GSA Connects 2022 meeting in Denver, Colorado

Paper No. 151-11
Presentation Time: 11:00 AM

INVESTIGATING THE CO2 SEQUESTRATION POTENTIAL OF THE MORROW-B SANDSTONE IN THE FARNSWORTH, TEXAS HYDROCARBON FIELD THROUGH NUMERICAL MODELS AND EXPERIMENTAL ANALYSIS


KUTSIENYO, Eusebius, PhD1, APPOLD, Martin1, WHITE, Mark D.2 and AMPOMAH, William3, (1)Department of Geological Sciences, University of Missouri--Columbia, 101 Geological Sciences Bldg., Columbia, MO 65211, (2)Pacific Northwest National Laboratory, P.O. Box 999, Richland, WA 99352, (3)Petroleum Recovery Research Center, New Mexico Tech, Socorro, NM 87801

The Farnsworth Unit (FWU), a depleted hydrocarbon field in Ochiltree County, Texas, is an ongoing research site of the Southwest Partnership for CO2 Sequestration (SWP). The present study is a part of the SWP research effort and is focused on using numerical reactive transport modeling and batch reaction experiments to evaluate the CO2 sequestration potential of the Morrow B Sandstone reservoir in the western half of the FWU in conjunction with enhanced oil recovery. The numerical models incorporated detailed site-specific reservoir properties and fluid injection histories, accounting for the flow of multi-phase fluids, heat transport, solute transport, and chemical reaction. The models were calibrated against eight years of production data, after which they were used to forecast reservoir behavior to 1000 years. The models predict modest increases in reservoir pressure during the initial 25-year period of injection of water and CO2, after which fluid pressure gradually returns to pre-injection levels.
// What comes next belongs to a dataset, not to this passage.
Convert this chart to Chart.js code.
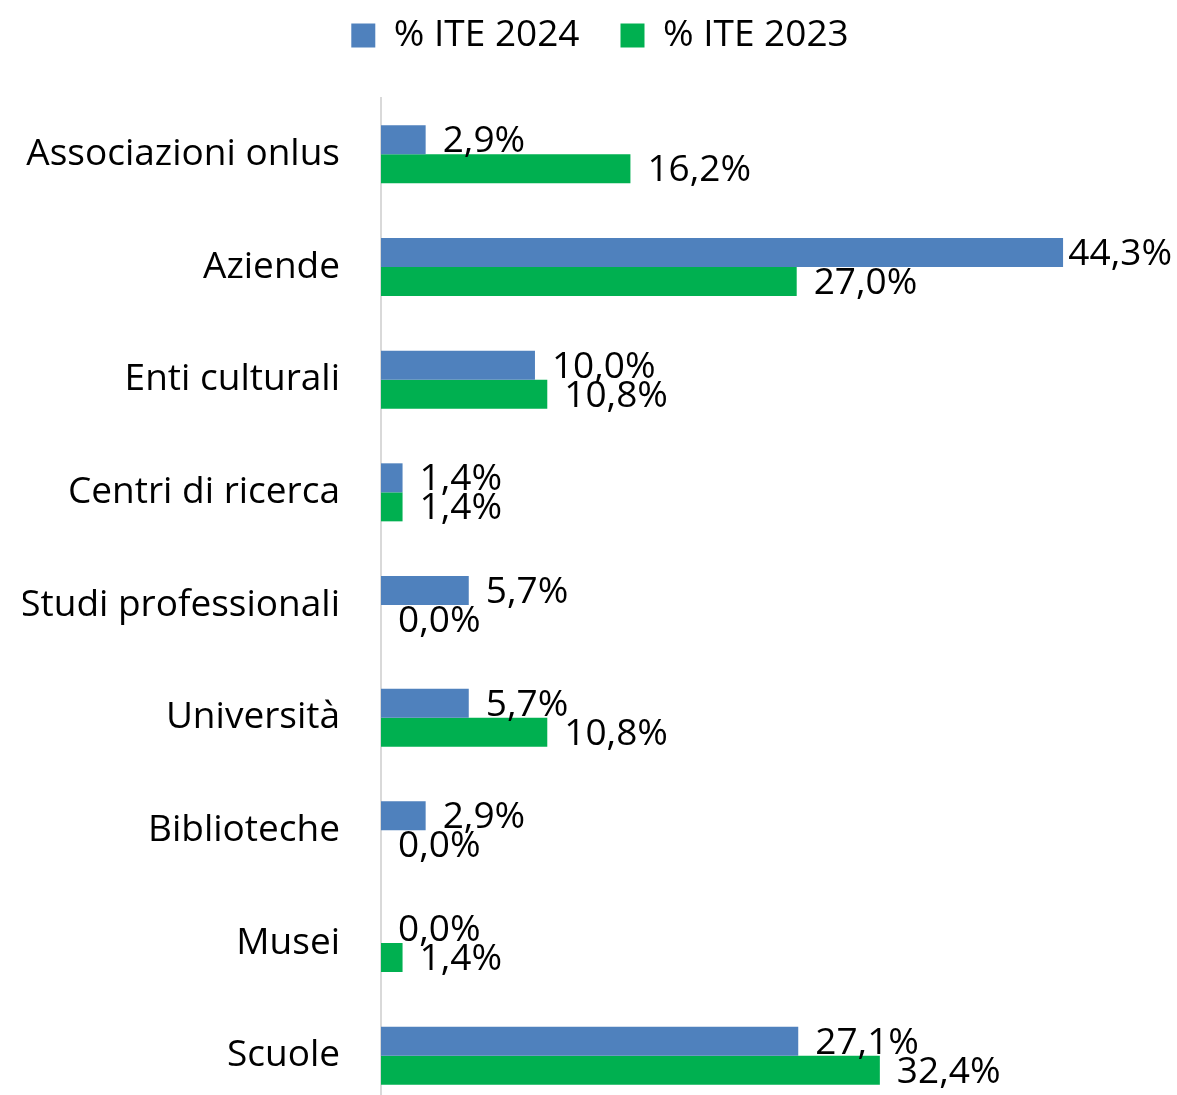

The models predict dissolution by oil to be the largest sink for the injected CO2, followed by dissolution by the formation water, the precipitation of carbonate minerals, and the formation of an immiscible gas phase, respectively. Most of the CO2 sequestration is limited to a radius of within a few hundred meters of the injection wells. CO2 sequestration by carbonate mineral precipitation grows continuously in importance over time, approaching dissolution by water and oil in importance by the end of the 1000-year simulation period. Most of the carbonate mineral precipitation consisted of dolomite, with essentially negligible amounts of ankerite, siderite, and magnesite. Calcite, a native reservoir mineral, was predicted to dissolve throughout the simulations. Concerning other native reservoir minerals, quartz was predicted to precipitate whereas clinochlore was predicted to dissolve, while albite, kaolinite, and illite did not undergo significant changes in abundance. These predicted changes in mineral abundance do not lead to significant changes in reservoir porosity or permeability. Batch reaction experiments involving thin sections of the Morrow B Sandstone immersed in variably CO2-charged formation water are currently underway to test theoretical predictions of changes in mineral abundance.